Life is a bouncy castle.
I had a busy weekend! Friday I came home to everything covered in plastic and my apartment smelling of paint fumes. They had resurfaced my tub. I was aware I could not use the shower for 48 hours but what about sleeping in the apartment with the fumes and everything wrapped up as if it was a scene from E.T. when they made the house a science lab? I was completely confused as no letter or instructions were left.
A friend suggested facing the fan towards the window. When I came back a few hours later, it worked great!
My awesome friend Katie let me shower whenever I needed to over the weekend. She also dragged me out of the house knowing my weekend went to shit.
On a sucky note, I am absolutely miserable right now. I have come down with a nasty head cold. I've been fighting it and its winning. Plus what really sucked about this weekend... I can no longer hang around someone who means the world to me. What, Why? That doesn't make sense right? I wasn't going to write about it, but I need to vent somehow.
He has been an person in my life for the past few years, that has done so much for me physically and mentally and the bond we had was truly something special.

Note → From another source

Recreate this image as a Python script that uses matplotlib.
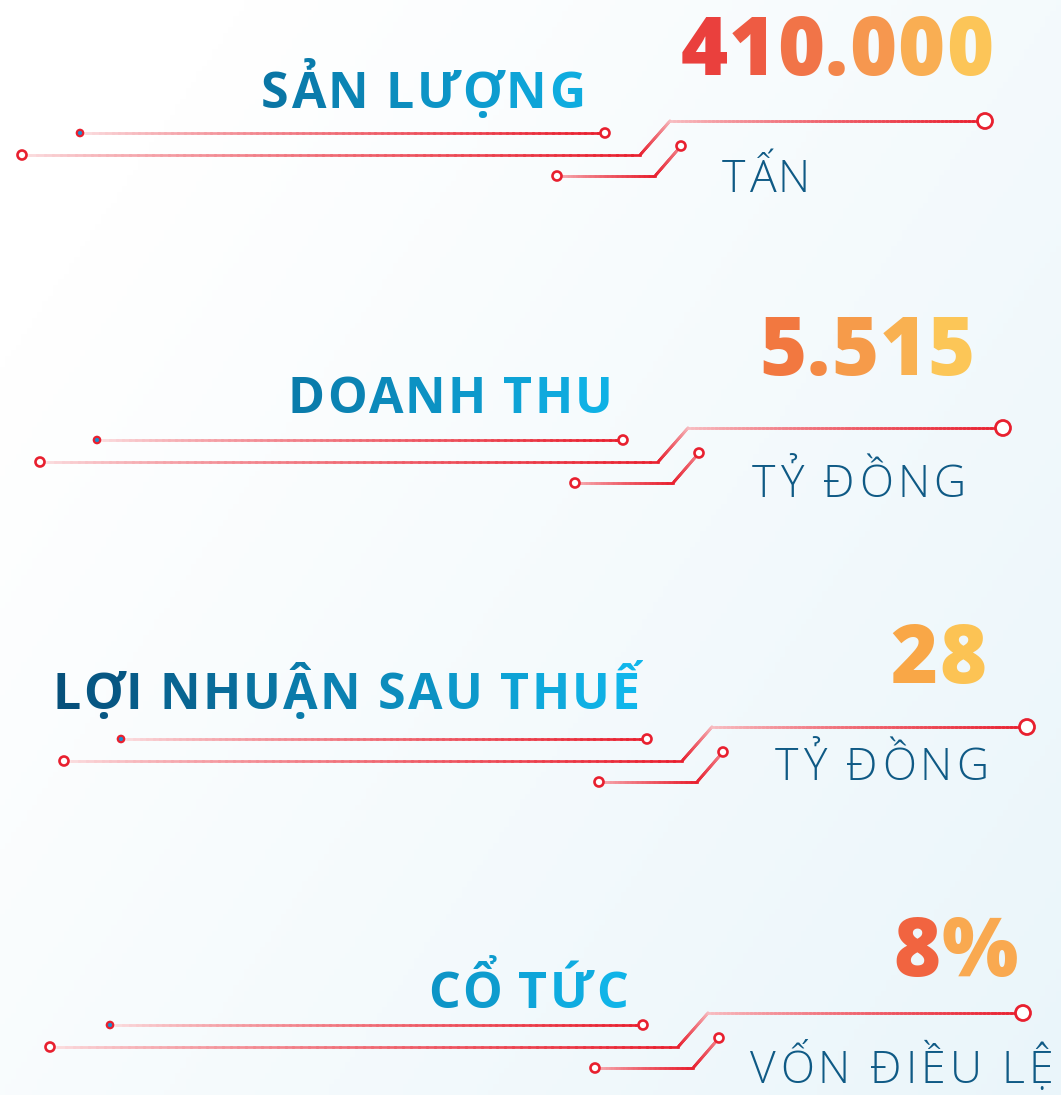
import numpy as np
import matplotlib.pyplot as plt
from matplotlib.collections import LineCollection
from matplotlib.colors import to_rgb
from matplotlib.patches import Circle

OUT = "out.png"
W, H = 1061, 1095

# data
labels = ["SẢN LƯỢNG", "DOANH THU", "LỢI NHUẬN SAU THUẾ", "CỔ TỨC"]
values = ["410.000", "5.515", "28", "8%"]
units = ["TẤN", "TỶ ĐỒNG", "TỶ ĐỒNG", "VỐN ĐIỀU LỆ"]

# colours
value_start = ["#e8303a", "#f06a3c", "#f7963f", "#ee4538"]
VALUE_END = "#fdd05a"
TITLE_DARK = "#064d78"
TITLE_LIGHT = "#10b9ee"
UNIT_COLOR = "#0f5a85"
RED = "#e8202f"
PALE = "#fbe3e5"

# layout (pixels from top-left)
block_dx = [0, 18, 42, 38]
block_dy = [0, 307, 606, 892]
a_left = [80, 97, 121, 110]
b_left = [22, 40, 64, 50]
value_right = [993, 975, 986, 1018]
value_base = [75, 375, 683, 976]
title_right = [585, 613, 640, 628]
title_base = [108, 413, 709, 1008]
unit_left = [722, 752, 775, 750]
unit_base = [192, 497, 780, 1083]

FAMILY = ["Open Sans", "DejaVu Sans"]


def mix(c0, c1, t):
    a, b = np.array(to_rgb(c0)), np.array(to_rgb(c1))
    return tuple(a + (b - a) * min(max(t, 0), 1))


def char_offsets(ax, r, s, **kw):
    probe = ax.text(0, 0, "", **kw)

    def w(t):
        probe.set_text(t + "|")
        return probe.get_window_extent(r).width

    base = w("")
    offs = [w(s[:i]) - base for i in range(len(s))]
    total = w(s) - base
    probe.remove()
    return offs, total


def spaced_text(ax, r, s, x, y, color_fn, ha="left", track=0.0, **kw):
    offs, total = char_offsets(ax, r, s, **kw)
    offs = [o + j * track for j, o in enumerate(offs)]
    total = total + (len(s) - 1) * track
    x0 = x - total if ha == "right" else x
    ends = [o - track for o in offs[1:]] + [total]
    for ch, o, e in zip(s, offs, ends):
        if ch == " ":
            continue
        cx = x0 + (o + e) / 2
        ax.text(x0 + o, y, ch, ha="left", va="baseline",
                color=color_fn(cx, (cx - x0) / total), **kw)


def grad_seg(ax, p0, p1, t0, t1, n=80, lw=1.9):
    # pale underlay hides seams between the small coloured pieces
    ax.plot([p0[0], p1[0]], [p0[1], p1[1]], color=PALE, lw=lw,
            solid_capstyle="butt", zorder=2.9)
    xs = np.linspace(p0[0], p1[0], n + 1)
    ys = np.linspace(p0[1], p1[1], n + 1)
    pts = np.column_stack([xs, ys])
    segs = np.stack([pts[:-1], pts[1:]], axis=1)
    cols = [mix(PALE, RED, t ** 0.7) for t in np.linspace(t0, t1, n)]
    ax.add_collection(LineCollection(segs, colors=cols, linewidths=lw,
                                     capstyle="projecting", zorder=3))


def ring(ax, x, y, rad, lw=1.9, fill="white"):
    ax.add_patch(Circle((x, y), rad, facecolor=fill, edgecolor=RED,
                        linewidth=lw, zorder=4))


def main():
    fig = plt.figure(figsize=(W / 100, H / 100), dpi=100)
    ax = fig.add_axes([0, 0, 1, 1])
    ax.set_xlim(0, W)
    ax.set_ylim(H, 0)
    ax.axis("off")

    # soft background gradient
    gx, gy = np.meshgrid(np.linspace(0, 1, 200), np.linspace(0, 1, 200))
    t = np.clip(0.65 * gx + 0.45 * gy - 0.15, 0, 1)[..., None]
    top = np.array(to_rgb("#ffffff"))
    bot = np.array(to_rgb("#e9f5fa"))
    ax.imshow(top + (bot - top) * t, extent=[0, W, H, 0], aspect="auto", zorder=0)

    r = fig.canvas.get_renderer()

    for i in range(len(labels)):
        dx, dy = block_dx[i], block_dy[i]

        # circuit lines
        ya, yb, yc, yup, ytop = 133 + dy, 155 + dy, 176 + dy, 121 + dy, 146 + dy
        grad_seg(ax, (a_left[i], ya), (605 + dx, ya), 0.0, 1.0)
        grad_seg(ax, (b_left[i], yb), (640 + dx, yb), 0.0, 1.0)
        grad_seg(ax, (640 + dx, yb), (670 + dx, yup), 1.0, 0.15, n=30)
        grad_seg(ax, (670 + dx, yup), (985 + dx, yup), 0.1, 1.0)
        grad_seg(ax, (557 + dx, yc), (655 + dx, yc), 0.15, 1.0, n=40)
        grad_seg(ax, (655 + dx, yc), (681 + dx, ytop), 1.0, 0.35, n=30)

        ring(ax, a_left[i], ya, 3.2, lw=1.6, fill="#1a8fd0")
        ring(ax, 605 + dx, ya, 4.5)
        ring(ax, b_left[i], yb, 4.5)
        ring(ax, 985 + dx, yup, 7.5, lw=2.0)
        ring(ax, 557 + dx, yc, 4.5)
        ring(ax, 681 + dx, ytop, 4.5)

        # big number
        c0 = value_start[i]
        spaced_text(ax, r, values[i], value_right[i], value_base[i],
                    lambda cx, tt, c0=c0: mix(c0, VALUE_END, tt ** 0.9),
                    ha="right", track=1.0, fontsize=58, fontweight="heavy",
                    family=FAMILY, zorder=5)

        # title
        spaced_text(ax, r, labels[i], title_right[i], title_base[i],
                    lambda cx, tt: mix(TITLE_DARK, TITLE_LIGHT, (cx - 50) / 590),
                    ha="right", track=2.3, fontsize=36, fontweight="bold",
                    family=FAMILY, zorder=5)

        # unit
        spaced_text(ax, r, units[i], unit_left[i], unit_base[i],
                    lambda cx, tt: UNIT_COLOR,
                    ha="left", track=4.2, fontsize=32, fontweight="light",
                    family=FAMILY, zorder=5)

    fig.savefig(OUT, dpi=100)


if __name__ == "__main__":
    main()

Without me ever having to ask, he was always there for me. Whether it was helping me sell my car, re-arranging my apartment, insisting I keep the mace he bought me for my late nights on the town, finding a million ways to entertain me & make me laugh or making me feel better about who I am and who I have become. I loved doing things to make him laugh. We were absolute goof-balls together and he brought out a side of me I thought I lost.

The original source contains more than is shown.